Da tre mesi tutti ripetono che né l’Iran né gli Stati Uniti vogliono entrare in rotta di collisione. Eppure, passo dopo passo, l’escalation del conflitto prosegue, in un’area piena di pericoli compresa tra il nord della Siria, l’Iraq, il golfo di Aden e il mar Rosso.
Per rendersene conto basta considerare gli eventi delle ultime 24 ore. I Guardiani della rivoluzione, braccio armato del regime iraniano dei mullah, hanno lanciato alcuni missili balistici sul nord della Siria e su Erbil, capitale della regione autonoma curda dell’Iraq, uccidendo diversi civili. Un missile lanciato dai ribelli huthi dello Yemen, sostenuti dall’Iran, ha colpito una nave commerciale statunitense diretta verso il canale di Suez. Le forze speciali statunitensi (navy seal) hanno intercettato un’imbarcazione al largo della Somalia, trovando a bordo componenti di missili balistici evidentemente di provenienza iraniana. Due soldati sono morti durante l’operazione, prime vittime statunitensi dopo l’attacco di Hamas contro Israele del 7 ottobre.
A tutto questo bisogna aggiungere i bombardamenti americani e britannici dei giorni precedenti contro gli huthi nello Yemen. Se non è una vera e propria guerra, ci va molto vicino. È importante capire qual è la posta in gioco in questa pericolosa escalation che potrebbe degenerare da un momento all’altro.
Dopo l’attacco compiuto da Hamas del 7 ottobre e la guerra scatenata da Israele nella Striscia di Gaza, le forze del cosiddetto asse della resistenza (libanesi, palestinesi, siriani e altri gruppi sostenuti dall’Iran contrari a Israele) sono entrate in azione in tutta la regione, dallo Yemen al Libano. Ma lo hanno fatto in modo estremamente calcolato.
Non si tratta di una guerra a oltranza come quella tra Israele ed Hezbollah del 2006, ma piuttosto di un modo per esprimere sostegno ad Hamas senza rischiare di arrivare a un conflitto totale. Gli esperti della scena libanese assicurano che Hezbollah, armato e finanziato dall’Iran, non vuole assolutamente una guerra di questo genere.
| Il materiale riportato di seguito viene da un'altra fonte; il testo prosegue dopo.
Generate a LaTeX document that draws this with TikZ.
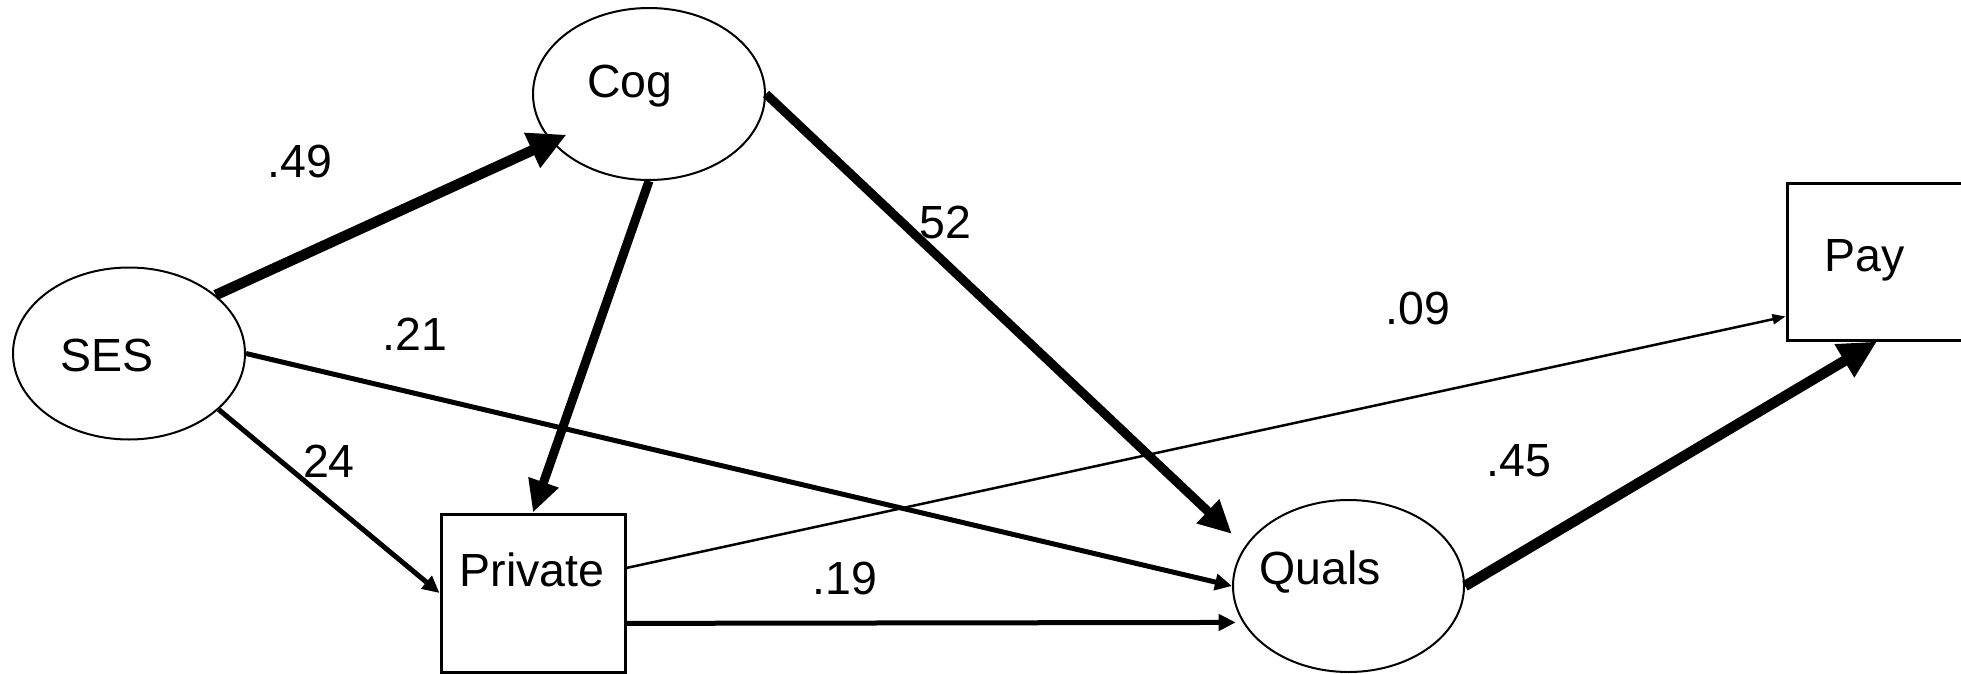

Gli huthi invece si sono mostrati molto più aggressivi, compromettendo il traffico marittimo nel mar Rosso attraverso lanci ripetuti di missili e trascinando gli statunitensi nel circolo vizioso delle provocazioni e delle reazioni.
Ma anche in questo caso non siamo davanti a uno scontro frontale. Gli huthi combattono da decenni, prima durante una guerra civile yemenita e poi nel conflitto con l’Arabia Saudita e gli Emirati Arabi Uniti. Dunque sanno bene come sopravvivere a situazioni del genere. Con il minimo sforzo, sono riusciti a coinvolgere la flotta statunitense e anche gli europei, che hanno deciso di organizzare un’operazione per proteggere le navi commerciali. Per gli huthi si tratta di un successo politico inaspettato, che ha un grande significato sul fronte interno.
Tuttavia, il vero dubbio riguarda l’Iran, appena entrato in azione con il lancio di missili da parte dei Guardiani della rivoluzione. Al momento la tesi iniziale, quella secondo cui Teheran non intende varcare la soglia dell’ingresso in guerra, sembra la più plausibile. Il paese, infatti, ha troppo da perdere per spingersi oltre il sostegno ai propri alleati nella regione. Il problema è che questo gioco dell’escalation controllata è molto pericoloso: fino a quando la guerra a Gaza andrà avanti ci sarà sempre il rischio di innescare all’improvviso una spirale imprevedibile, anche senza che nessuno lo voglia davvero.